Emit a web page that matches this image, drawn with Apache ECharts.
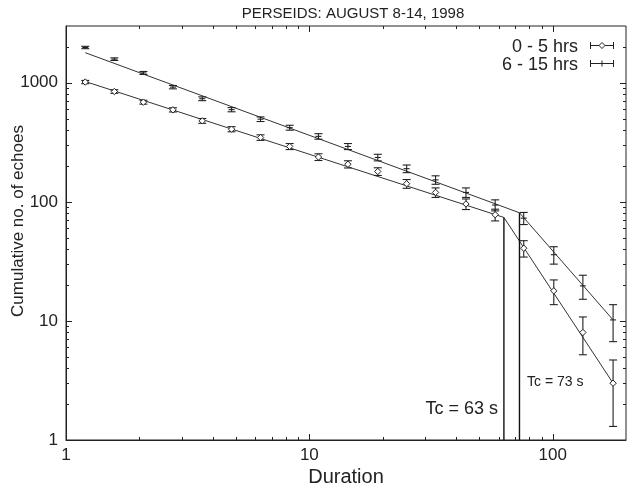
<!DOCTYPE html>
<html><head><meta charset="utf-8">
<script src="https://cdn.jsdelivr.net/npm/echarts@6/dist/echarts.min.js"></script>
<style>html,body{margin:0;padding:0;background:#fff}#c{width:628px;height:492px}</style>
</head><body><div id="c"></div>
<script>
// ---- data ----
const durations   = [1.2, 1.58, 2.08, 2.75, 3.63, 4.79, 6.3, 8.3, 10.9, 14.4, 19.1, 25.1, 33, 44, 58, 76, 101, 133, 177];
const counts0to5  = [1015, 845, 688, 593, 479, 408, 347, 292, 238, 207, 180, 142, 120, 96, 78, 40.8, 17.9, 8.0, 3.0];
const err0to5     = [32, 29, 26, 24, 22, 20, 18.6, 17, 15.4, 14.4, 13.4, 12, 11, 9.8, 8.8, 6.4, 4.2, 2.8, 1.7];
const counts6to15 = [1980, 1580, 1210, 920, 735, 595, 495, 420, 355, 292, 236, 190, 153, 120, 94, 73, 36, 19.7, 10.2];
const err6to15    = [45, 40, 35, 30, 27, 24, 22, 20, 19, 17, 15, 14, 12.5, 11, 10, 8.5, 6, 4.5, 3.5];
const fit0to5X  = [1.2, 63, 177];
const fit0to5Y  = [1025, 74, 3.0];
const fit6to15X = [1.2, 73, 177];
const fit6to15Y = [1790, 81, 10.2];
const tcValues = [63, 73];
const tcTops   = [74, 81];
const tcLabels = ['Tc = 63 s', 'Tc = 73 s'];
const xMajor = [1, 10, 100];
const yMajor = [1, 10, 100, 1000];
const minorMults = [2, 3, 4, 5, 6, 7, 8, 9];
const xMin = 1, xMax = 200, yMin = 1, yMax = 3000;

const FONT = '"Liberation Sans", Arial, Helvetica, sans-serif';
const INK = '#222';

function minorList(majors, maxV) {
  const out = [];
  majors.forEach(m => minorMults.forEach(k => { const v = m * k; if (v < maxV) out.push(v); }));
  return out;
}
const xMinor = minorList(xMajor, xMax);
const yMinor = minorList(yMajor, yMax);

const tickData = [];
xMajor.forEach(v => tickData.push([v, yMin, 0, 6]));
xMinor.forEach(v => tickData.push([v, yMin, 0, 3]));
yMajor.forEach(v => tickData.push([xMin, v, 1, 6]));
yMinor.forEach(v => tickData.push([xMin, v, 1, 3]));

function tickRender(params, api) {
  const cs = params.coordSys;
  const kind = api.value(2), len = api.value(3);
  const st = { stroke: INK, lineWidth: 1 };
  if (kind === 0) {
    const p = api.coord([api.value(0), yMin]);
    const x = Math.round(p[0]) + 0.5;
    return { type: 'group', children: [
      { type: 'line', shape: { x1: x, y1: cs.y + cs.height, x2: x, y2: cs.y + cs.height - len }, style: st },
      { type: 'line', shape: { x1: x, y1: cs.y, x2: x, y2: cs.y + len }, style: st }
    ]};
  } else {
    const p = api.coord([xMin, api.value(1)]);
    const y = Math.round(p[1]) + 0.5;
    return { type: 'group', children: [
      { type: 'line', shape: { x1: cs.x, y1: y, x2: cs.x + len, y2: y }, style: st },
      { type: 'line', shape: { x1: cs.x + cs.width, y1: y, x2: cs.x + cs.width - len, y2: y }, style: st }
    ]};
  }
}

function errRender(marker) {
  return function (params, api) {
    const x = api.value(0), y = api.value(1), e = api.value(2);
    const c = api.coord([x, y]);
    const hi = api.coord([x, y + e]);
    const lo = api.coord([x, Math.max(y - e, 1.0001)]);
    const st = { stroke: INK, lineWidth: 1.1, fill: null };
    const cap = 4;
    const ch = [
      { type: 'line', shape: { x1: c[0], y1: hi[1], x2: c[0], y2: lo[1] }, style: st },
      { type: 'line', shape: { x1: c[0] - cap, y1: hi[1], x2: c[0] + cap, y2: hi[1] }, style: st },
      { type: 'line', shape: { x1: c[0] - cap, y1: lo[1], x2: c[0] + cap, y2: lo[1] }, style: st }
    ];
    if (marker === 'diamond') {
      const r = 3.2;
      ch.push({ type: 'polygon', shape: { points: [[c[0], c[1] - r], [c[0] + r, c[1]], [c[0], c[1] + r], [c[0] - r, c[1]]] },
        style: { stroke: INK, lineWidth: 1, fill: '#fff' } });
    } else {
      ch.push({ type: 'line', shape: { x1: c[0] - 3, y1: c[1], x2: c[0] + 3, y2: c[1] }, style: st });
    }
    return { type: 'group', children: ch };
  };
}

const chart = echarts.init(document.getElementById('c'), null, { renderer: 'canvas' });

const logAxisCommon = {
  type: 'log', logBase: 10,
  axisLine: { show: true, lineStyle: { color: INK, width: 1 } },
  axisTick: { show: false },
  splitLine: { show: false },
  minorTick: { show: false },
  minorSplitLine: { show: false },
  nameMoveOverlap: false
};

const series = [
  { type: 'custom', name: 'ticks', renderItem: tickRender, data: tickData, clip: false, silent: true, z: 1 },
  { type: 'line', name: 'fit 0-5', data: fit0to5X.map((x, i) => [x, fit0to5Y[i]]), symbol: 'none',
    lineStyle: { color: '#333', width: 1 }, silent: true, z: 2 },
  { type: 'line', name: 'fit 6-15', data: fit6to15X.map((x, i) => [x, fit6to15Y[i]]), symbol: 'none',
    lineStyle: { color: '#333', width: 1 }, silent: true, z: 2 },
  { type: 'custom', name: '0 - 5 hrs', renderItem: errRender('diamond'),
    data: durations.map((d, i) => [d, counts0to5[i], err0to5[i]]), z: 4 },
  { type: 'custom', name: '6 - 15 hrs', renderItem: errRender('plus'),
    data: durations.map((d, i) => [d, counts6to15[i], err6to15[i]]), z: 4 }
];
tcValues.forEach((v, i) => {
  series.push({ type: 'line', name: tcLabels[i], data: [[v, tcTops[i]], [v, yMin]], symbol: 'none',
    lineStyle: { color: '#111', width: 1.4 }, silent: true, z: 3 });
});

chart.setOption({
  animation: false,
  backgroundColor: '#fff',
  textStyle: { fontFamily: FONT },
  grid: { left: 66, right: 2, top: 26, bottom: 52, outerBoundsMode: 'none', containLabel: false,
    show: true, borderColor: INK, borderWidth: 1, backgroundColor: 'transparent' },
  xAxis: Object.assign({}, logAxisCommon, {
    min: xMin, max: xMax,
    name: 'Duration', nameLocation: 'middle', nameGap: 27,
    nameTextStyle: { fontSize: 20, color: INK, fontFamily: FONT },
    axisLabel: { fontSize: 17, color: INK, margin: 7, fontFamily: FONT, showMaxLabel: false,
      formatter: v => (xMajor.indexOf(Math.round(v)) >= 0 ? String(Math.round(v)) : '') }
  }),
  yAxis: Object.assign({}, logAxisCommon, {
    min: yMin, max: yMax,
    axisLabel: { fontSize: 17, color: INK, margin: 8, fontFamily: FONT, showMaxLabel: false,
      formatter: v => (yMajor.indexOf(Math.round(v)) >= 0 ? String(Math.round(v)) : '') }
  }),
  series: series,
  graphic: [
    { type: 'text', x: 353, y: 14, style: { text: 'PERSEIDS: AUGUST 8-14, 1998', font: '15px ' + FONT, fill: INK, textAlign: 'center', textVerticalAlign: 'middle' } },
    { type: 'text', x: 18, y: 221, rotation: Math.PI / 2, style: { text: 'Cumulative no. of echoes', font: '17px ' + FONT, fill: INK, textAlign: 'center', textVerticalAlign: 'middle' } },
    { type: 'text', x: 578, y: 47, style: { text: '0 - 5 hrs', font: '18px ' + FONT, fill: INK, textAlign: 'right', textVerticalAlign: 'middle' } },
    { type: 'text', x: 578, y: 65, style: { text: '6 - 15 hrs', font: '18px ' + FONT, fill: INK, textAlign: 'right', textVerticalAlign: 'middle' } },
    { type: 'line', shape: { x1: 590, y1: 45.5, x2: 614, y2: 45.5 }, style: { stroke: INK, lineWidth: 1 } },
    { type: 'line', shape: { x1: 590.5, y1: 42, x2: 590.5, y2: 49 }, style: { stroke: INK, lineWidth: 1 } },
    { type: 'line', shape: { x1: 613.5, y1: 42, x2: 613.5, y2: 49 }, style: { stroke: INK, lineWidth: 1 } },
    { type: 'polygon', shape: { points: [[602, 42.5], [605, 45.5], [602, 48.5], [599, 45.5]] }, style: { stroke: INK, lineWidth: 1, fill: '#fff' } },
    { type: 'line', shape: { x1: 590, y1: 63.5, x2: 614, y2: 63.5 }, style: { stroke: INK, lineWidth: 1 } },
    { type: 'line', shape: { x1: 590.5, y1: 60, x2: 590.5, y2: 67 }, style: { stroke: INK, lineWidth: 1 } },
    { type: 'line', shape: { x1: 613.5, y1: 60, x2: 613.5, y2: 67 }, style: { stroke: INK, lineWidth: 1 } },
    { type: 'line', shape: { x1: 602, y1: 60.5, x2: 602, y2: 66.5 }, style: { stroke: INK, lineWidth: 1 } },
    { type: 'text', x: 498, y: 409, style: { text: tcLabels[0], font: '18px ' + FONT, fill: INK, textAlign: 'right', textVerticalAlign: 'middle' } },
    { type: 'text', x: 527, y: 382, style: { text: tcLabels[1], font: '14px ' + FONT, fill: INK, textAlign: 'left', textVerticalAlign: 'middle' } }
  ]
});
</script>
</body></html>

Directive
Leave out the pictures and restate, word for word, the lines from the top of the data through the line containing "const yMinor = minorList(yMajor, yMax);", both included.

Correct result
Emit a web page that matches this image, drawn with Apache ECharts.
<!DOCTYPE html>
<html><head><meta charset="utf-8">
<script src="https://cdn.jsdelivr.net/npm/echarts@6/dist/echarts.min.js"></script>
<style>html,body{margin:0;padding:0;background:#fff}#c{width:628px;height:492px}</style>
</head><body><div id="c"></div>
<script>
// ---- data ----
const durations   = [1.2, 1.58, 2.08, 2.75, 3.63, 4.79, 6.3, 8.3, 10.9, 14.4, 19.1, 25.1, 33, 44, 58, 76, 101, 133, 177];
const counts0to5  = [1015, 845, 688, 593, 479, 408, 347, 292, 238, 207, 180, 142, 120, 96, 78, 40.8, 17.9, 8.0, 3.0];
const err0to5     = [32, 29, 26, 24, 22, 20, 18.6, 17, 15.4, 14.4, 13.4, 12, 11, 9.8, 8.8, 6.4, 4.2, 2.8, 1.7];
const counts6to15 = [1980, 1580, 1210, 920, 735, 595, 495, 420, 355, 292, 236, 190, 153, 120, 94, 73, 36, 19.7, 10.2];
const err6to15    = [45, 40, 35, 30, 27, 24, 22, 20, 19, 17, 15, 14, 12.5, 11, 10, 8.5, 6, 4.5, 3.5];
const fit0to5X  = [1.2, 63, 177];
const fit0to5Y  = [1025, 74, 3.0];
const fit6to15X = [1.2, 73, 177];
const fit6to15Y = [1790, 81, 10.2];
const tcValues = [63, 73];
const tcTops   = [74, 81];
const tcLabels = ['Tc = 63 s', 'Tc = 73 s'];
const xMajor = [1, 10, 100];
const yMajor = [1, 10, 100, 1000];
const minorMults = [2, 3, 4, 5, 6, 7, 8, 9];
const xMin = 1, xMax = 200, yMin = 1, yMax = 3000;

const FONT = '"Liberation Sans", Arial, Helvetica, sans-serif';
const INK = '#222';

function minorList(majors, maxV) {
  const out = [];
  majors.forEach(m => minorMults.forEach(k => { const v = m * k; if (v < maxV) out.push(v); }));
  return out;
}
const xMinor = minorList(xMajor, xMax);
const yMinor = minorList(yMajor, yMax);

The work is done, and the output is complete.